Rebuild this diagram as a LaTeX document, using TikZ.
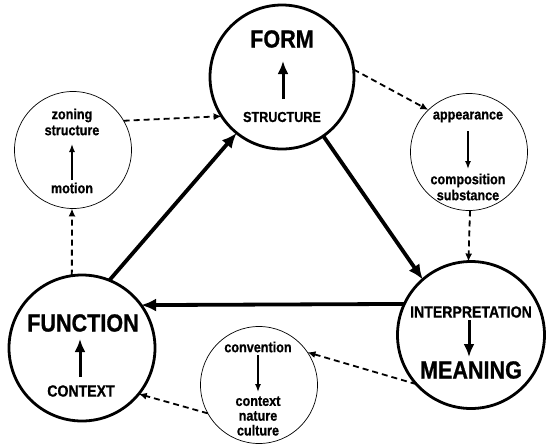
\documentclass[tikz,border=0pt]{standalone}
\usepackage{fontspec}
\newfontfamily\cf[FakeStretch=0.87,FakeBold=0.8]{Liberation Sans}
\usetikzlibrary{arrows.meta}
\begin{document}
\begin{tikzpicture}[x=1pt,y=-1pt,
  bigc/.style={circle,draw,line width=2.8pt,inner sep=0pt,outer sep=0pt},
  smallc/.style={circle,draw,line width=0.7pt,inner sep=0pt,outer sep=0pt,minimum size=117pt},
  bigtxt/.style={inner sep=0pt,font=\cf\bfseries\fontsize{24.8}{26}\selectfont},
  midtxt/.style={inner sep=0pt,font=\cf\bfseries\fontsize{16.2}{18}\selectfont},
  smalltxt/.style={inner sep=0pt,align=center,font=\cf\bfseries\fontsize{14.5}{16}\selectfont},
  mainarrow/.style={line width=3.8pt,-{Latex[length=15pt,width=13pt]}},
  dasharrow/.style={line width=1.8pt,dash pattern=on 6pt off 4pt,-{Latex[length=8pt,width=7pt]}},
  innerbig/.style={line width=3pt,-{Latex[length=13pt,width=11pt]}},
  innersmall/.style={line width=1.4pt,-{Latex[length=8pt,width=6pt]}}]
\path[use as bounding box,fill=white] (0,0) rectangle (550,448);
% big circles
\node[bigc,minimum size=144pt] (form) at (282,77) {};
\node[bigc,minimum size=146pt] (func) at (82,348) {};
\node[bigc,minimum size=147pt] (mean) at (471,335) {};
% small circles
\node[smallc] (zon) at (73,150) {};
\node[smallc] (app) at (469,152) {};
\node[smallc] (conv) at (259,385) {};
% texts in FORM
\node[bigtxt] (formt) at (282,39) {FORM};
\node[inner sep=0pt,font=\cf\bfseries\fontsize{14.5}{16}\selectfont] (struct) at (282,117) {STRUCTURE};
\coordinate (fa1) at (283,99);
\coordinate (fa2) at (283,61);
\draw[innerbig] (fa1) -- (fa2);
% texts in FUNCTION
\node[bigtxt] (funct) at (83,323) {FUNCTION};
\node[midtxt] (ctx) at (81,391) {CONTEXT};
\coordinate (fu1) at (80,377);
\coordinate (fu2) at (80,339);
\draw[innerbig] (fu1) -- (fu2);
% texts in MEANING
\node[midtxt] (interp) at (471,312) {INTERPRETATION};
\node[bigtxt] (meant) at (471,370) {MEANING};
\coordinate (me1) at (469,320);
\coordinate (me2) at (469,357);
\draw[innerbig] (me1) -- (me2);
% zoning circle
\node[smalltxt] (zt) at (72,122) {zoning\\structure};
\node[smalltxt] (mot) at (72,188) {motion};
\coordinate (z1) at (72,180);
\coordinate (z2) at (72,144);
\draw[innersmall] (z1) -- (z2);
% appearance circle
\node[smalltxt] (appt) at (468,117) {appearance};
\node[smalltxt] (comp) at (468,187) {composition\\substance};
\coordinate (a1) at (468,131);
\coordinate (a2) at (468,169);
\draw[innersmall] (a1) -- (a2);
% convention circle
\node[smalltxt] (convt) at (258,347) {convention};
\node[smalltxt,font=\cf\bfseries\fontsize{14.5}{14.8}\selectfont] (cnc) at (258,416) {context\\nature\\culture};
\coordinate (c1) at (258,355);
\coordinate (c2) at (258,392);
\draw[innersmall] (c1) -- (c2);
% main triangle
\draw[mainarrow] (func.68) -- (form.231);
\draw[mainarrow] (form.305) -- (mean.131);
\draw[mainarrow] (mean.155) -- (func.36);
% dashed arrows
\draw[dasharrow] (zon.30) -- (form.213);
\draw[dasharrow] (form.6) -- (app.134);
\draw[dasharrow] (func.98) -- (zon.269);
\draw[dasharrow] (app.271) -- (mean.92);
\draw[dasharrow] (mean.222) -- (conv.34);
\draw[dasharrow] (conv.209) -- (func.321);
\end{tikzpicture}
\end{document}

TASK REQUIREMENTS: In your copy of the listing above, reproduce each line exactly and omit all pictures.

RESPONSE TO THE EXERCISE:
Rebuild this diagram as a LaTeX document, using TikZ.
\documentclass[tikz,border=0pt]{standalone}
\usepackage{fontspec}
\newfontfamily\cf[FakeStretch=0.87,FakeBold=0.8]{Liberation Sans}
\usetikzlibrary{arrows.meta}
\begin{document}
\begin{tikzpicture}[x=1pt,y=-1pt,
  bigc/.style={circle,draw,line width=2.8pt,inner sep=0pt,outer sep=0pt},
  smallc/.style={circle,draw,line width=0.7pt,inner sep=0pt,outer sep=0pt,minimum size=117pt},
  bigtxt/.style={inner sep=0pt,font=\cf\bfseries\fontsize{24.8}{26}\selectfont},
  midtxt/.style={inner sep=0pt,font=\cf\bfseries\fontsize{16.2}{18}\selectfont},
  smalltxt/.style={inner sep=0pt,align=center,font=\cf\bfseries\fontsize{14.5}{16}\selectfont},
  mainarrow/.style={line width=3.8pt,-{Latex[length=15pt,width=13pt]}},
  dasharrow/.style={line width=1.8pt,dash pattern=on 6pt off 4pt,-{Latex[length=8pt,width=7pt]}},
  innerbig/.style={line width=3pt,-{Latex[length=13pt,width=11pt]}},
  innersmall/.style={line width=1.4pt,-{Latex[length=8pt,width=6pt]}}]
\path[use as bounding box,fill=white] (0,0) rectangle (550,448);
% big circles
\node[bigc,minimum size=144pt] (form) at (282,77) {};
\node[bigc,minimum size=146pt] (func) at (82,348) {};
\node[bigc,minimum size=147pt] (mean) at (471,335) {};
% small circles
\node[smallc] (zon) at (73,150) {};
\node[smallc] (app) at (469,152) {};
\node[smallc] (conv) at (259,385) {};
% texts in FORM
\node[bigtxt] (formt) at (282,39) {FORM};
\node[inner sep=0pt,font=\cf\bfseries\fontsize{14.5}{16}\selectfont] (struct) at (282,117) {STRUCTURE};
\coordinate (fa1) at (283,99);
\coordinate (fa2) at (283,61);
\draw[innerbig] (fa1) -- (fa2);
% texts in FUNCTION
\node[bigtxt] (funct) at (83,323) {FUNCTION};
\node[midtxt] (ctx) at (81,391) {CONTEXT};
\coordinate (fu1) at (80,377);
\coordinate (fu2) at (80,339);
\draw[innerbig] (fu1) -- (fu2);
% texts in MEANING
\node[midtxt] (interp) at (471,312) {INTERPRETATION};
\node[bigtxt] (meant) at (471,370) {MEANING};
\coordinate (me1) at (469,320);
\coordinate (me2) at (469,357);
\draw[innerbig] (me1) -- (me2);
% zoning circle
\node[smalltxt] (zt) at (72,122) {zoning\\structure};
\node[smalltxt] (mot) at (72,188) {motion};
\coordinate (z1) at (72,180);
\coordinate (z2) at (72,144);
\draw[innersmall] (z1) -- (z2);
% appearance circle
\node[smalltxt] (appt) at (468,117) {appearance};
\node[smalltxt] (comp) at (468,187) {composition\\substance};
\coordinate (a1) at (468,131);
\coordinate (a2) at (468,169);
\draw[innersmall] (a1) -- (a2);
% convention circle
\node[smalltxt] (convt) at (258,347) {convention};
\node[smalltxt,font=\cf\bfseries\fontsize{14.5}{14.8}\selectfont] (cnc) at (258,416) {context\\nature\\culture};
\coordinate (c1) at (258,355);
\coordinate (c2) at (258,392);
\draw[innersmall] (c1) -- (c2);
% main triangle
\draw[mainarrow] (func.68) -- (form.231);
\draw[mainarrow] (form.305) -- (mean.131);
\draw[mainarrow] (mean.155) -- (func.36);
% dashed arrows
\draw[dasharrow] (zon.30) -- (form.213);
\draw[dasharrow] (form.6) -- (app.134);
\draw[dasharrow] (func.98) -- (zon.269);
\draw[dasharrow] (app.271) -- (mean.92);
\draw[dasharrow] (mean.222) -- (conv.34);
\draw[dasharrow] (conv.209) -- (func.321);
\end{tikzpicture}
\end{document}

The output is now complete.